3  /    Reste à expliquer  la corrélation générale entre :

———  Positions (ou structures) subjectives

———  Mode de subjectivation

———  Régime sémiotique

———  Technologies

A  /     Nous ne pouvons parler de modes de subjectivation et de positions subjectives que dans la mesure où les individus qui appartiennent à l’espèce humaine sont considérés comme des sujets. Des sujets de langages ; des sujets aux  langages

                         Les différents types de structures subjectives consistent donc en  autant de manières singulières de se rapporter aux langages, et c‘est en premier lieu parce qu’il y a des langages qu’il peut y avoir  des sujets :   la pluralité des langages conditionne la pluralité des modes de subjectivation.

B  /     Cependant, le type de rapport aux langages qu’entretient chaque sujet ne dépend pas seulement de son bon ou mauvais vouloir : il est en grande partie culturellement déterminé.

———  Est ainsi déterminée de manière culturelle la manière dont un individu est appelé, dès son enfance, à apprendre à parler, lire, écrire ; puis la manière dont il est appelé, tout au long de  son existence,  à parler, lire, écrire au quotidien. De telles manières de faire avec le langage méritent le nom de techniques de langages.

/     L’émergence de nouvelles technique de langages (qui se subdivisent en technique d’apprentissage : manière d’apprendre à parler, lire, écrire — et techniques d’usage : manières de parler, lire, écrire) est indissociable du cours général de l’histoire (histoire des techniques, mais aussi histoire politique, culturelle, économique et sociale). En retour, l’émergence d’une nouvelle technique de langage peut influer de manière décisive sur le cours de l’histoire et bouleverse immanquablement de façon radicale les modes de subjectivation.

———-   Une dialectique subtile est donc à  l’oeuvre entre émergence de nouvelles techniques de langages (manières d’apprendre, et d’employer les langages), métamorphoses de la subjectivité et phénomènes relevant de l’histoire culturelle, politique et sociale.

———-   Ainsi s’explique qu’avec l’avènement des nouvelles technologies de la communication et de l’information, et comme conséquence des modifications qu’elles induisent dans le rapport aux langages, ce soient non seulement les modes de subjectivation, les positions subjectives, mais aussi les conditions politiques qui ont évolué de manière extrêmement rapide, et continueront sans doute de le faire.
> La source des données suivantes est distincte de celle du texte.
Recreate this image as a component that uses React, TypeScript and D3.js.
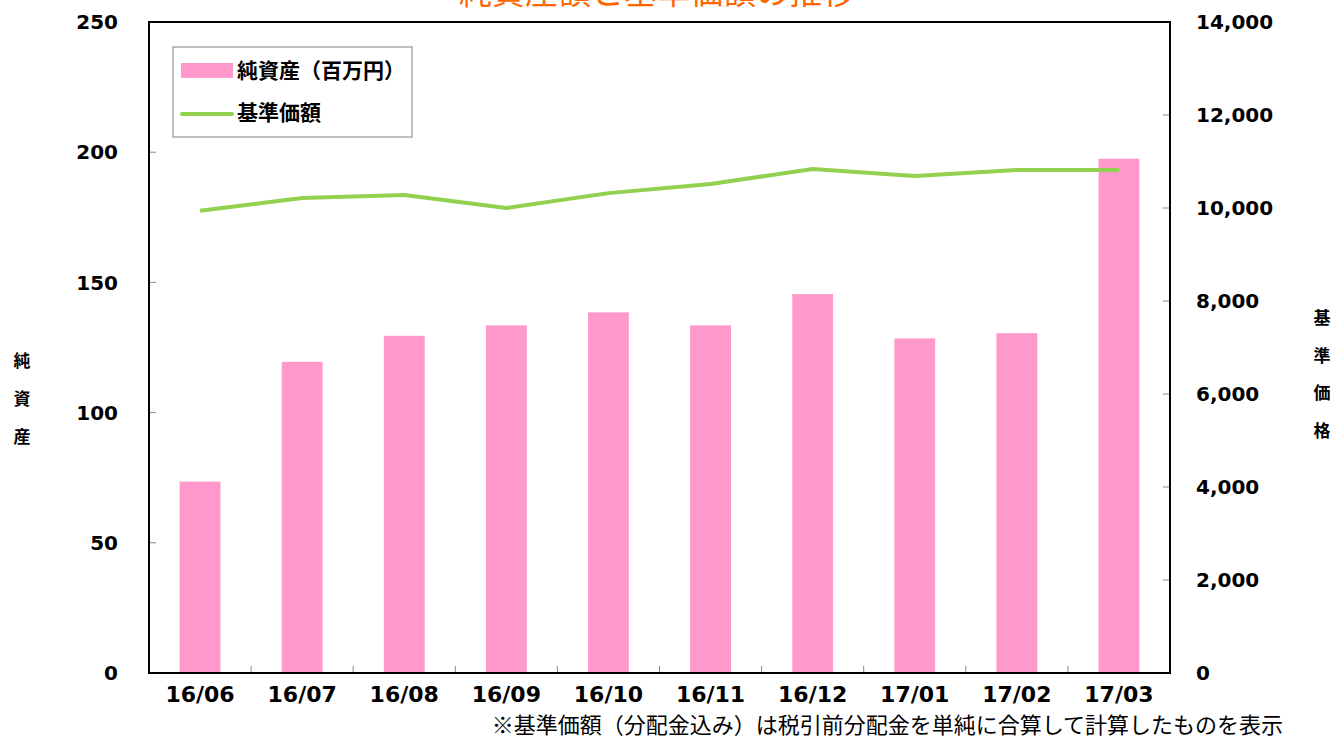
import React from 'react'
import * as d3 from 'd3'

// 月次データ
const months = ['16/06', '16/07', '16/08', '16/09', '16/10', '16/11', '16/12', '17/01', '17/02', '17/03']
const netAssets = [73.5, 119.5, 129.5, 133.5, 138.5, 133.5, 145.5, 128.5, 130.5, 197.5] // 百万円
const navValues = [9940, 10215, 10280, 10000, 10320, 10515, 10840, 10690, 10815, 10815]
const leftTicks = [0, 50, 100, 150, 200, 250]
const rightTicks = [0, 2000, 4000, 6000, 8000, 10000, 12000, 14000]

const W = 1336
const H = 739
const plot = { left: 149, right: 1170, top: 22, bottom: 673 }

const TICK_FONT = '"DejaVu Sans", Verdana, sans-serif'
const JP_FONT = '"Noto Sans CJK JP", sans-serif'

const App: React.FC = () => {
  const x = d3.scaleBand<string>().domain(months).range([plot.left, plot.right]).paddingInner(0.6).paddingOuter(0.3)
  const xBand = d3.scaleBand<string>().domain(months).range([plot.left, plot.right])
  const yL = d3.scaleLinear().domain([0, 250]).range([plot.bottom, plot.top])
  const yR = d3.scaleLinear().domain([0, 14000]).range([plot.bottom, plot.top])

  const line = d3.line<number>()
    .x((_, i) => (xBand(months[i]) ?? 0) + xBand.bandwidth() / 2)
    .y(d => yR(d))

  const fmt = d3.format(',')

  return (
    <div style={{ position: 'fixed', left: 0, top: 0 }}>
      <svg width={W} height={H} style={{ display: 'block', background: '#fff' }}>
        {/* タイトル (上端で切れている) */}
        <text x={657} y={4} textAnchor="middle" fontFamily={JP_FONT} fontSize={33} fill="#FF6600">
          純資産額と基準価額の推移
        </text>

        {/* 棒 */}
        {netAssets.map((v, i) => (
          <rect key={months[i]}
            x={x(months[i])} y={yL(v)} width={x.bandwidth()} height={plot.bottom - yL(v)}
            fill="#FF99CC" />
        ))}

        {/* 折れ線 */}
        <path d={line(navValues) ?? ''} fill="none" stroke="#92D050" strokeWidth={4} strokeLinejoin="round" />

        {/* 目盛り線 */}
        {leftTicks.map(t => (
          <line key={'lt' + t} x1={plot.left} x2={plot.left + 7} y1={yL(t)} y2={yL(t)} stroke="#888" strokeWidth={1} />
        ))}
        {rightTicks.map(t => (
          <line key={'rt' + t} x1={plot.right - 7} x2={plot.right} y1={yR(t)} y2={yR(t)} stroke="#888" strokeWidth={1} />
        ))}
        {months.slice(1).map(m => (
          <line key={'xt' + m} x1={xBand(m)} x2={xBand(m)} y1={plot.bottom} y2={plot.bottom - 7} stroke="#888" strokeWidth={1} />
        ))}

        {/* 枠 */}
        <rect x={plot.left} y={plot.top} width={plot.right - plot.left} height={plot.bottom - plot.top}
          fill="none" stroke="#000" strokeWidth={2} />

        {/* 左軸ラベル */}
        {leftTicks.map(t => (
          <text key={'ll' + t} x={118} y={yL(t)} dy="0.36em" textAnchor="end"
            fontFamily={TICK_FONT} fontWeight="bold" fontSize={20} fill="#000">{t}</text>
        ))}
        {/* 右軸ラベル */}
        {rightTicks.map(t => (
          <text key={'rl' + t} x={1196} y={yR(t)} dy="0.36em" textAnchor="start"
            fontFamily={TICK_FONT} fontWeight="bold" fontSize={20} fill="#000">{fmt(t)}</text>
        ))}
        {/* X軸ラベル */}
        {months.map(m => (
          <text key={'xl' + m} x={(xBand(m) ?? 0) + xBand.bandwidth() / 2} y={694} dy="0.36em" textAnchor="middle"
            fontFamily={TICK_FONT} fontWeight="bold" fontSize={22} fill="#000">{m}</text>
        ))}

        {/* 軸タイトル (縦書き) */}
        {['純', '資', '産'].map((c, i) => (
          <text key={'lc' + i} x={22} y={361 + i * 38} dy="0.36em" textAnchor="middle"
            fontFamily={JP_FONT} fontWeight="bold" fontSize={17} fill="#000">{c}</text>
        ))}
        {['基', '準', '価', '格'].map((c, i) => (
          <text key={'rc' + i} x={1322} y={318 + i * 37.5} dy="0.36em" textAnchor="middle"
            fontFamily={JP_FONT} fontWeight="bold" fontSize={17} fill="#000">{c}</text>
        ))}

        {/* 凡例 */}
        <rect x={173} y={47} width={239} height={90} fill="#fff" stroke="#808080" strokeWidth={1} />
        <rect x={181} y={63} width={52} height={15} fill="#FF99CC" />
        <text x={237} y={70} dy="0.36em" fontFamily={JP_FONT} fontWeight="bold" fontSize={21} fill="#000">純資産（百万円）</text>
        <line x1={182} x2={232} y1={114} y2={114} stroke="#92D050" strokeWidth={4} strokeLinecap="round" />
        <text x={237} y={112} dy="0.36em" fontFamily={JP_FONT} fontWeight="bold" fontSize={21} fill="#000">基準価額</text>

        {/* 注記 */}
        <text x={1283} y={725} dy="0.36em" textAnchor="end" fontFamily={JP_FONT} fontSize={22} fill="#000">
          ※基準価額（分配金込み）は税引前分配金を単純に合算して計算したものを表示
        </text>
      </svg>
    </div>
  )
}

export default App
4 /   Quelle conclusion apporter ?   

       Pour l’instant, aucune. Il s’agissait simplement dans ce texte de souligner le fait que l’étude des métamorphoses  de notre rapport au monde, à autrui,  à nous-même implique de se pencher en priorité sur les diverses techniques qui conditionnent  l’apprentissage et le recours aux langages ;  d’expliciter la nature du lien entre modes de subjectivation, positions subjectives, régimes sémiotiques et techniques langagières ; de rappeler que les manières plurielles  de se rapporter aux langages,  culturellement construites, évoluant dans l’histoire, co-déterminent les métamorphoses de la condition humaine.  Osons cependant affirmer, avant de clore notre propos, que c’est seulement à tenir compte de l’ensemble de ces facteurs que pourrait être envisagée la fondation d’une discipline telle que l’anthropologie de la subjectivité.